The government data – that from the ONS and the Land Registry – is from actual house purchases. This would seem to be more reliable than figures based on asking prices, or agreed mortgages, but means the numbers can be slower to come through. So at a time of sharp house price inflation, the data lags.

Also, the ONS numbers are based on “mortgage financed transactions” so will not include cash purchases.

To its credit, the ONS uses a complex “mix-adjusted” weighting system that divides all sales into a large number of types of property. To put it simply, this means that if the price of bungalows with garages by the seaside suddenly rockets, it won’t distort the change in the cost of all other types of property.

The Land Registry data has some particular quirks: it doesn’t include Scotland, for a start. And it relies on “identifiable matched pairs” of sales made since 1995. “This could influence the average price downwards as those properties which sell less frequently tend to be those at the top of the market,” comments Richard Rawlings of Agent Analytics.

Nationwide, meanwhile, uses the mortgage approvals that it has offered hopeful buyers itself. So the data is not based on completed house purchases, and also ignores cash buyers.

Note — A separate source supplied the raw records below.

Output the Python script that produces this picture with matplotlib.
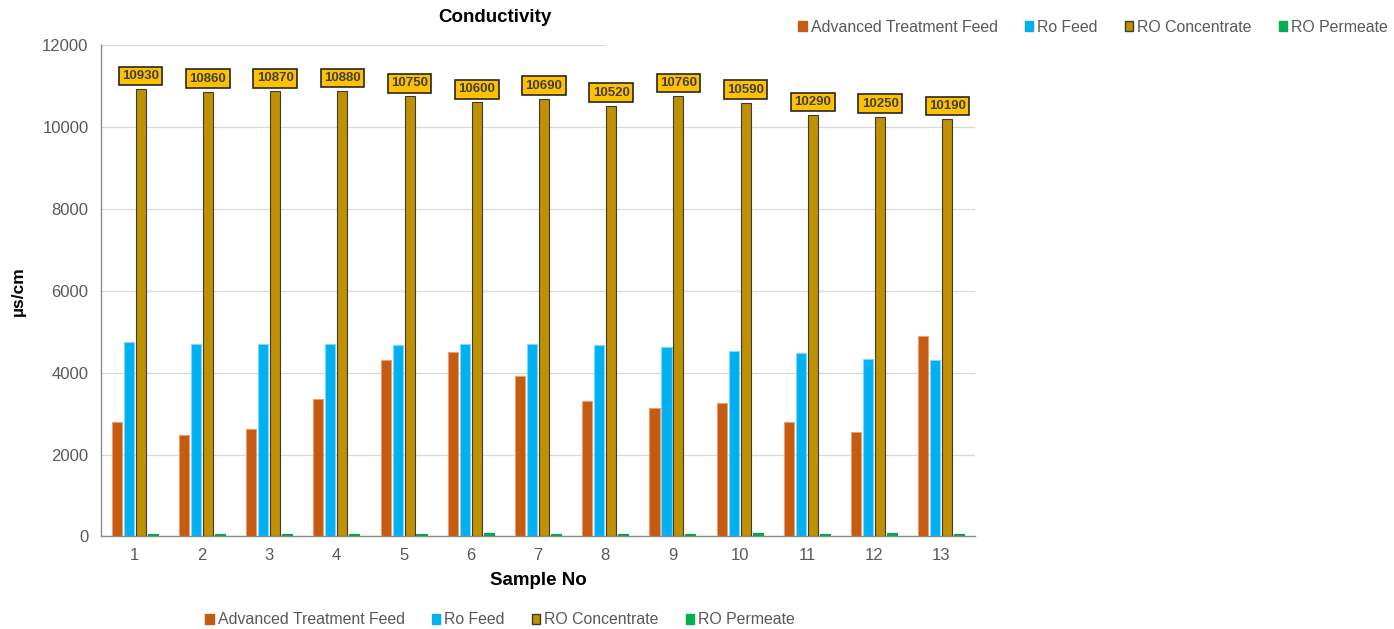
import matplotlib.pyplot as plt
import numpy as np
from matplotlib.patches import Patch, Rectangle

plt.rcParams["font.family"] = ["Liberation Sans", "DejaVu Sans"]

samples = [str(i) for i in range(1, 14)]
series_names = ["Advanced Treatment Feed", "Ro Feed", "RO Concentrate", "RO Permeate"]
advanced_feed = [2790, 2470, 2630, 3350, 4310, 4500, 3930, 3310, 3130, 3250, 2790, 2550, 4900]
ro_feed = [4760, 4710, 4710, 4710, 4680, 4710, 4690, 4670, 4630, 4530, 4470, 4340, 4310]
ro_concentrate = [10930, 10860, 10870, 10880, 10750, 10600, 10690, 10520, 10760, 10590, 10290, 10250, 10190]
ro_permeate = [70, 50, 70, 50, 70, 85, 50, 70, 55, 85, 70, 85, 70]

colors = ["#C55A11", "#00B0F0", "#BF9000", "#00B050"]
edges = ["#E8A070", "#7FD8F8", "#3A3A3A", "#00A048"]
tick_color = "#595959"

fig = plt.figure(figsize=(13.94, 6.29), dpi=100)
ax = fig.add_axes([0.0725, 0.1471, 0.6269, 0.7814])

x = np.arange(len(samples))
pitch = 0.178
width = 0.15
all_series = [advanced_feed, ro_feed, ro_concentrate, ro_permeate]
for i, (vals, c, ec) in enumerate(zip(all_series, colors, edges)):
    offs = (i - 1.5) * pitch
    ax.bar(x + offs, vals, width, color=c, edgecolor=ec, linewidth=0.8, zorder=3)

# value boxes on the concentrate bars
conc_x = x + 0.5 * pitch
for xi, v in zip(conc_x, ro_concentrate):
    ax.annotate(f"{v}", (xi, v), xytext=(0, 5), textcoords="offset points",
                ha="center", va="bottom", fontsize=9.5, fontweight="bold", color="#404040",
                bbox=dict(boxstyle="square,pad=0.25", fc="#FFC000", ec="#262626", lw=1.2),
                zorder=5)

ax.set_xlim(-0.5, len(samples) - 0.5)
ax.set_ylim(0, 12000)
ax.set_yticks(np.arange(0, 12001, 2000))
ax.set_xticks(x)
ax.set_xticklabels(samples)
ax.tick_params(axis="both", length=0, labelsize=12, labelcolor=tick_color)
ax.tick_params(axis="y", pad=9)
ax.tick_params(axis="x", pad=8)
ax.grid(axis="y", color="#D9D9D9", lw=0.9, zorder=0)
ax.set_axisbelow(True)
for side in ("top", "right"):
    ax.spines[side].set_visible(False)
for side in ("left", "bottom"):
    ax.spines[side].set_color("#8C8C8C")
    ax.spines[side].set_linewidth(1.0)

ax.set_xlabel("Sample No", fontsize=13.5, fontweight="bold", labelpad=7)
ax.set_ylabel("µs/cm", fontsize=12.5, fontweight="bold")
ax.yaxis.set_label_coords((26 - 101) / 874, 0.5)
fig.text(495 / 1394, 1 - 17 / 629, "Conductivity", ha="center", va="center",
         fontsize=13.5, fontweight="bold")

# plain white strip behind the upper legend
fig.patches.append(Rectangle((606 / 1394, 1 - 52 / 629), 1, 52 / 629,
                             transform=fig.transFigure, fc="white", ec="none", zorder=10))

handles = [Patch(facecolor=c, edgecolor=("#3A3A3A" if n == "RO Concentrate" else c))
           for c, n in zip(colors, series_names)]
legend_kw = dict(ncol=4, frameon=False, fontsize=11.4, labelcolor=tick_color,
                 handlelength=0.55, handleheight=0.55, handletextpad=0.25,
                 columnspacing=1.7, borderpad=0)
top_leg = fig.legend(handles, series_names, loc="center",
                     bbox_to_anchor=(1093 / 1394, 1 - 27 / 629), **legend_kw)
top_leg.set_zorder(11)
fig.legend(handles, series_names, loc="center",
           bbox_to_anchor=(500 / 1394, 1 - 620 / 629), **legend_kw)

fig.savefig("out.png", dpi=100)
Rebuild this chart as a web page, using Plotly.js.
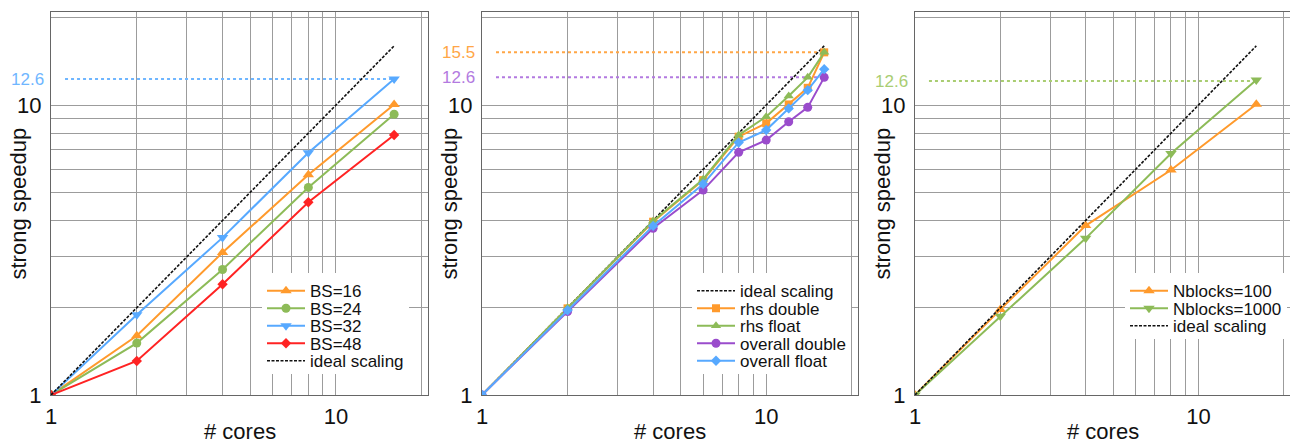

And what of Rightmove, with its sky-high estimate of an average house costing £262,594? Well this index is based on the asking prices of houses “coming onto the market” – and not on actual purchases, or even agreed mortgage deals. No wonder it’s so high.

Rawlings says that this index ignores properties that have been on the market for over a month. “The average price of properties over £5m which had been on the market longer than one month had subsequently been reduced by an average of 18 per cent and still remained unsold,” he says, citing some recent research.

Which isn’t to say that there’s no value in Rightmove’s index, which is a vast gathering of reliable data that gives a strong impression of how prices are moving.

It’s just not the same as the official figures, which in turn are not the same as Nationwide’s or Halifax’s figures.

All the surveys are interesting and newsworthy, but be careful not to confuse Rightmove’s apples with the Land Registry’s oranges.